Russell Investments has dropped big bond brand PIMCO from its global fixed income fund in exchange for another US-headquartered firm, Voya Investment Management.

In a client note, Russell says while “we maintain a positive view on PIMCO, we believe that Voya’s investment strategy has the potential to provide the Funds with greater excess returns”.

PIMCO managed about 18 per cent – or just over $1 billion – of the Russell Global Bond Fund, which has about $2.8 billion in the Australian unit trust version and a further $3.2 billion in an Ireland-domiciled vehicle.

According to Russell, Voya offers “best-in-class securitised resources, which is unique amongst its global bond peer group”.

“The manager also provides additional, diversified sources of excess return; most notably mortgage derivatives, non-correlated interest rates and a quantitative foreign exchange model,” the note says.

Furthermore, Russell says Voya has a risk overlay across interest rates and currency along with an active asset allocation approach that can switch between “credit, emerging markets debt and securitized and government assets”.

However, Voya will manage just 12 per cent of the Russell fund as three incumbent managers – Blue Bay, Colchester and Insight – pick up an extra 2 per cent apiece, bringing their respective weightings to 20 per cent, 23 per cent and 20 per cent.

Schroders, the other remaining external manager in the bond fund line-up, retains its 10 per cent weight. The in-house Russell ‘positioning’ allocation also holds steady at 15 per cent of the fund but with a new ‘rates carry’ strategy added to the mix.

“The strategy aims to better-align international interest rate risk within the Funds with Russell Investments’ strategic beliefs,” the client note says. “The rates carry strategy will also serve as another potential source of return, while at the same time improving overall fund diversification given its historically low correlation not only to credit excess returns but also to currency factor returns and the excess returns of the Funds’ managers.”

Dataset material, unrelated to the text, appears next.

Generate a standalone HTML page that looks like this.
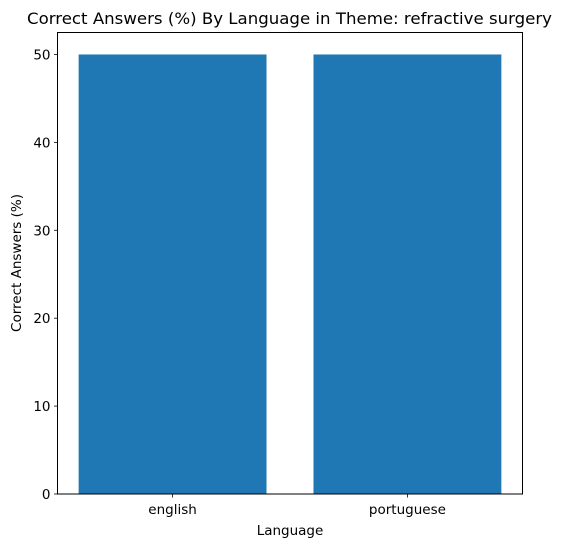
<!DOCTYPE html>
<html><head><meta charset="utf-8"><style>
body{margin:0;background:#fff;font-family:"Liberation Sans","DejaVu Sans",sans-serif}
</style></head><body>
<svg id="chart" width="562" height="547" xmlns="http://www.w3.org/2000/svg" font-family="DejaVu Sans, Liberation Sans, sans-serif">
<rect width="562" height="547" fill="#fff"/>
<text x="289.5" y="24" font-size="16" text-anchor="middle" textLength="525" lengthAdjust="spacingAndGlyphs" fill="#000">Correct Answers (%) By Language in Theme: refractive surgery</text>
<g id="bars"></g><g id="axes"></g>
<text x="290" y="535" font-size="13.5" text-anchor="middle">Language</text>
<text transform="translate(21,263) rotate(-90)" font-size="13.5" text-anchor="middle">Correct Answers (%)</text>
</svg>
<script>
const categories=["english","portuguese"];
const values=[50,50];
const yTicks=[0,10,20,30,40,50];
const L=57.5,R=522.5,T=32.5,B=494;
const xmin=-0.49,xmax=1.49,ymax=52.5;
const x=v=>L+(v-xmin)/(xmax-xmin)*(R-L);
const y=v=>B-v/ymax*(B-T);
const ns="http://www.w3.org/2000/svg";
const bars=document.getElementById('bars'),axes=document.getElementById('axes');
function mk(tag,attrs,parent){const e=document.createElementNS(ns,tag);for(const k in attrs)e.setAttribute(k,attrs[k]);parent.appendChild(e);return e;}
values.forEach((v,i)=>{
 const r=mk('rect',{x:x(i-0.4),y:y(v),width:x(i+0.4)-x(i-0.4),height:B-y(v),fill:'#1f77b4'},bars);
 
 
 mk('line',{x1:x(i),x2:x(i),y1:B,y2:B+3.5,stroke:'#000','stroke-width':0.8},axes);
 const t=mk('text',{x:x(i),y:B+20,'font-size':13.5,'text-anchor':'middle'},axes);t.textContent=categories[i];
 
 
});
yTicks.forEach(v=>{
 mk('line',{x1:L-3.5,x2:L,y1:y(v),y2:y(v),stroke:'#000','stroke-width':0.8},axes);
 const t=mk('text',{x:L-7,y:y(v)+5,'font-size':13.5,'text-anchor':'end'},axes);t.textContent=v;
 
 
});
const f=mk('rect',{x:L,y:T,width:R-L,height:B-T,fill:'none',stroke:'#000','stroke-width':1},axes);


</script>
</body></html>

In practice, the new Russell strategy will use bond futures in six countries – Australia, Canada, Germany, Japan, UK and the US – to build long or short positions to capture maturity and yield mismatches.

“It uses an objective, rules-based approach to gain a systematic bias toward higher-carry bond markets in major economies,” the note says.

Voya manages about US$213 billion including US$123 billion in fixed income. The investment business, headed by Christine Hurtsellers, is part of the wider Voya Financial listed firm that emerged out of the ING US group.

ING US formally adopted the Voya name in 2014, which it says was an abstract word derived from ‘voyage’ intended to signify “momentum and optimism”.